On Sol 3535 (Jan. 2, 2014) Opportunity finished up work on an offset target 'Cape Darby 2,' performing Microscopic Imaging (MI) and Alpha Particle X-ray Spectrometer (APXS) placement. The rover then bumped to a new target 'Cape Elizabeth' on Sol 3540 (Jan. 7, 2014). In the meantime she took a few anniversary inspired images of herself and her tracks.

As of Sol 3540 (Jan. 7, 2014), the solar array energy production has improved to 360 watt-hours with an atmospheric opacity (Tau) of 0.563 and a solar array dust factor of 0.555.

Total odometry is 24.07 miles (38.73 kilometers).




sols 3520-3534, Dec. 18, 2013-Jan. 01, 2014: Clues from Orbit Aiding Exploration

The rover is maintaining favorable northerly tilts for energy production. Opportunity is positioned on the edge of an exposed outcrop where orbital observations suggest the possible presence of small amounts of clay minerals.

The rover's activities have been relatively uncomplicated over the holiday period. On Sol 3521 (Dec. 19, 2013), the robotic arm was used to collect a Microscopic Imager (MI) mosaic, followed by an Alpha Particle X-ray Spectrometer (APXS) placement for multiple sols of collecting information about composition. A similar activity using both instruments was performed on Sol 3530 (Dec. 28, 2013). An outage at an antenna station of the Deep Space Network prevented uplink of a remote sensing plan, but that plan was recovered in subsequent sols.
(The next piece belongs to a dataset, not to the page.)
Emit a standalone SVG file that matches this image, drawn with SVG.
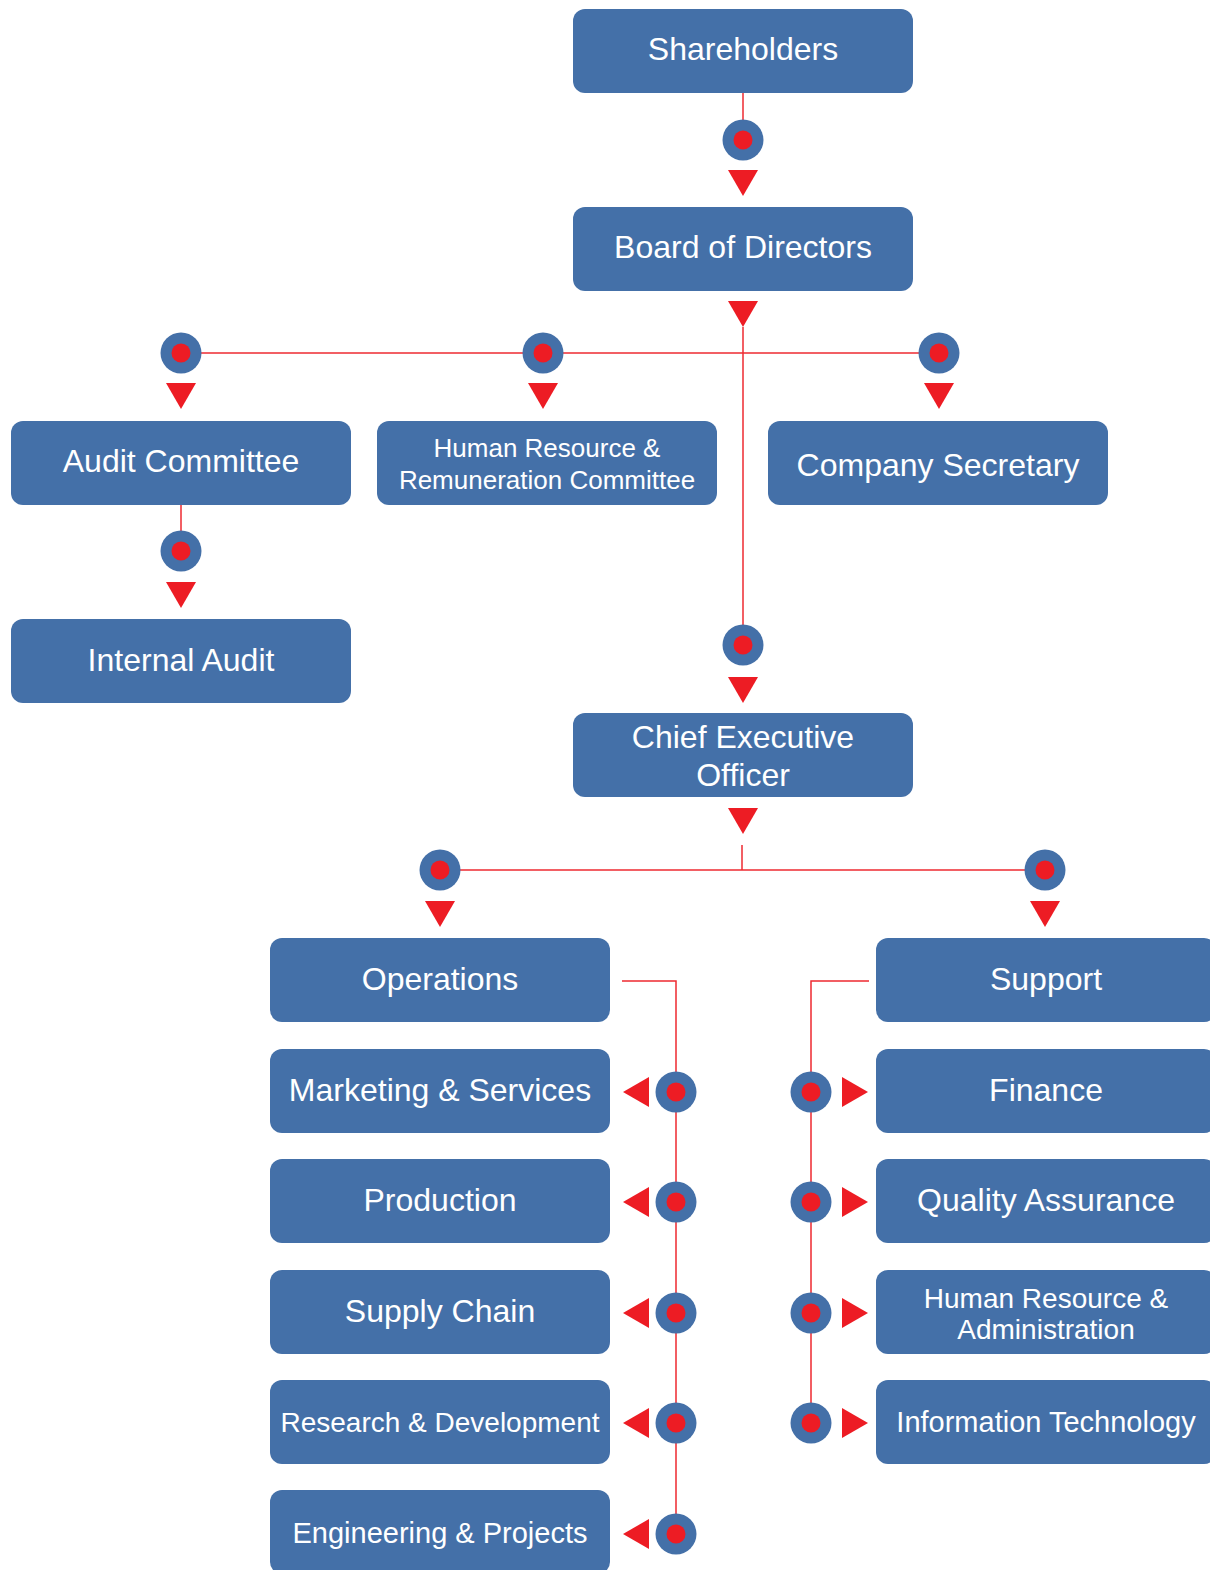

Some small but welcome dust-cleaning events occurred during sols 3533 and 3534 (Dec. 31, 2013, and Jan. 1, 2014). As of Sol 3534, solar-array energy production improved to 371 watt-hours, with an atmospheric opacity (Tau) of 0.569 and an improved solar array dust factor of 0.566. Just prior to these cleaning events, solar-array output per sol was about 35 watt-hours lower, and the dust factor was about 0.50. Perfectly clean solar arrays would have a dust factor of 1.0, so the larger the dust factor, the cleaner the arrays.

Total odometry is 24.07 miles (38.73 kilometers).